STATED EXERCISE:
Everything from the first line of the data below through the line that contains "(0,0) rectangle (413,332);" should be written out exactly, please, and nothing more; the pictures stay out.

RECORDED INFORMATION:
============
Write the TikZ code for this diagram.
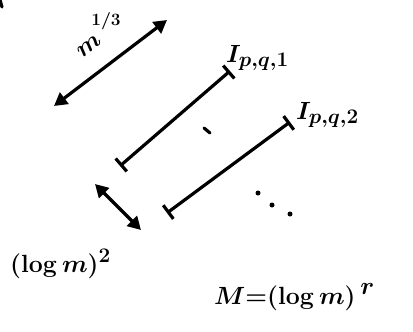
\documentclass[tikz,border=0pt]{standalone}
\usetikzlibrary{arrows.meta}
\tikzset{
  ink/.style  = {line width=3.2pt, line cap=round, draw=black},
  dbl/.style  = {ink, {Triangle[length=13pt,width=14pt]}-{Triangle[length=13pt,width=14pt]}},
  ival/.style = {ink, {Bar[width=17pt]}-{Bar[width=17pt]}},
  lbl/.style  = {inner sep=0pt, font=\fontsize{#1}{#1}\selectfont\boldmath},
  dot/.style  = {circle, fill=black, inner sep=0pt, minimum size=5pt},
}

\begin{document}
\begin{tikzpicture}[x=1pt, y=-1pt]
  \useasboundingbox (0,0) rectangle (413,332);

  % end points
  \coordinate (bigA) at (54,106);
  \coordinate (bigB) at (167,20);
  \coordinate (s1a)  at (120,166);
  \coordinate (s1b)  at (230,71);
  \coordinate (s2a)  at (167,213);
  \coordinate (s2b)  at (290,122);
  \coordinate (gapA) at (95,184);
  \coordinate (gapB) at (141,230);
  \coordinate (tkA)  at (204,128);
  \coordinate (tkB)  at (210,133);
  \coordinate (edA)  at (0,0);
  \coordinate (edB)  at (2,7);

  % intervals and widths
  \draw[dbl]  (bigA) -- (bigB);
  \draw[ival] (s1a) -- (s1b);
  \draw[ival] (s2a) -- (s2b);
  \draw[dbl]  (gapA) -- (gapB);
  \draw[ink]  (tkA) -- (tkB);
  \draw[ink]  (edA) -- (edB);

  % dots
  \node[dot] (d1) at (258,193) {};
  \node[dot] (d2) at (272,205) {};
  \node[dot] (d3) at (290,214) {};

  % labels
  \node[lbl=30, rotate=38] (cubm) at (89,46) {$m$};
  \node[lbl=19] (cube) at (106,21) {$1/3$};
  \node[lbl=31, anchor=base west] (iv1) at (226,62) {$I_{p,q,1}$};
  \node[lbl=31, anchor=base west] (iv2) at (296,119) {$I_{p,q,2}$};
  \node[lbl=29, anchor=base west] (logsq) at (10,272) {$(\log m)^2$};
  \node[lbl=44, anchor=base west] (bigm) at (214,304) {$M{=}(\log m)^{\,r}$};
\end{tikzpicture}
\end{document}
============
ANSWER TO THE EXERCISE:
Write the TikZ code for this diagram.
\documentclass[tikz,border=0pt]{standalone}
\usetikzlibrary{arrows.meta}
\tikzset{
  ink/.style  = {line width=3.2pt, line cap=round, draw=black},
  dbl/.style  = {ink, {Triangle[length=13pt,width=14pt]}-{Triangle[length=13pt,width=14pt]}},
  ival/.style = {ink, {Bar[width=17pt]}-{Bar[width=17pt]}},
  lbl/.style  = {inner sep=0pt, font=\fontsize{#1}{#1}\selectfont\boldmath},
  dot/.style  = {circle, fill=black, inner sep=0pt, minimum size=5pt},
}

\begin{document}
\begin{tikzpicture}[x=1pt, y=-1pt]
  \useasboundingbox (0,0) rectangle (413,332);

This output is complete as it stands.